I still walk into the house and automatically look for her at the top of the step where she would always be sitting and waiting, her tail wagging and her tongue hanging out. Didn't matter if I had been gone five minutes or five hours. Her joy in seeing my return never diminished. My sadness at not seeing her has yet to wane.
I've put away her dishes now, and just the other week I moved her bed from the foot of mine to under it. The leash that kept her in the backyard has been pulled out of the ground. I sleep in the middle of the bed now, not off to one side. But when I wake up, my eyes still go to the end of the bed expecting her to be there. Her presence still fills this house. I see her on the sofa when I drink my coffee on the weekend, on the bed as I dress for the day, curled up next to my feet at the dining room table. I see her in the kitchen when I fix my lunch, and on the bathmat when I get ready in the morning.

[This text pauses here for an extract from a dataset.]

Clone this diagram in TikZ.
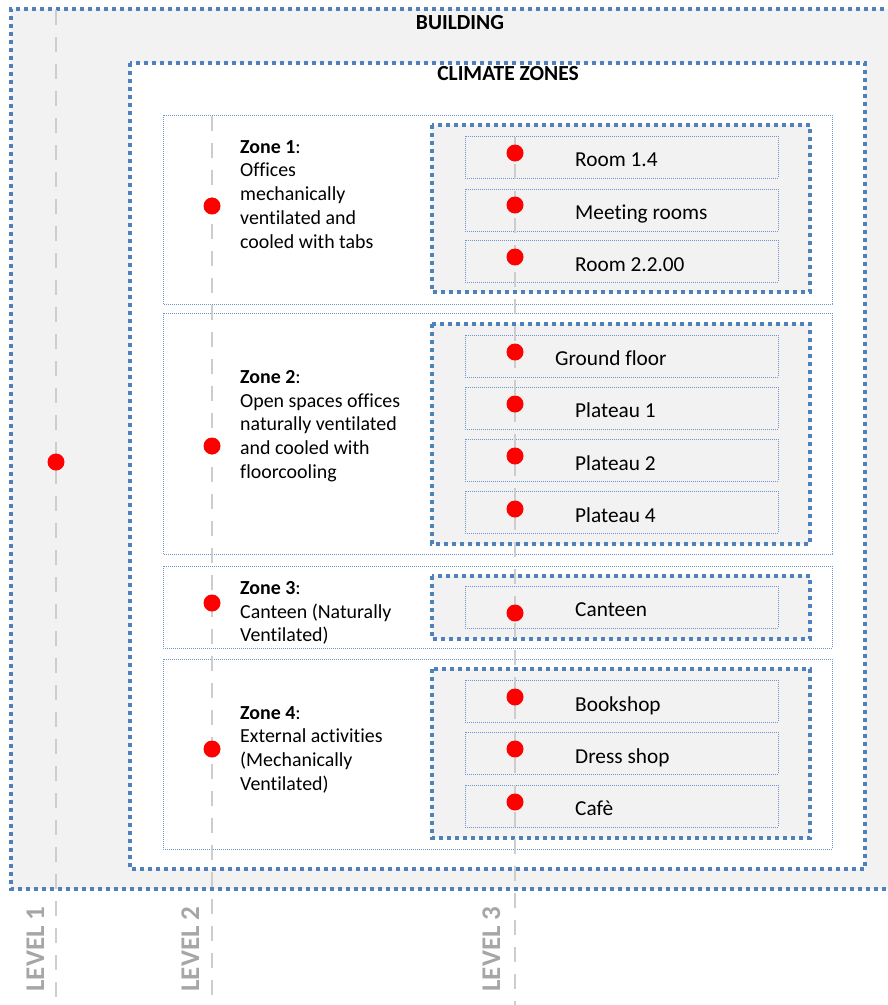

Those are the sad parts. But there are good parts too. I think I've come to realize what her mission here was. She had a job to do. She had to teach me how to become the person I was meant to be. She did her job well. And when it was done, she knew it was her time to go and that it was time for me to stand on my own and take what I had learned and go forward. I can't even begin to imagine who I would have become without her. She made me step outside my box and see things in a way I wouldn't have otherwise. She was a little bit magic that way.
So here I am, one year later. It's been a strange year of changes and a lot of good things that have come into my life. I still think ,"I wish Coop was here to see this with me", but I figure she can see it anyway and I hope she's nodding her head in approval. She taught me well. Gold star, buddy. You were the absolute best.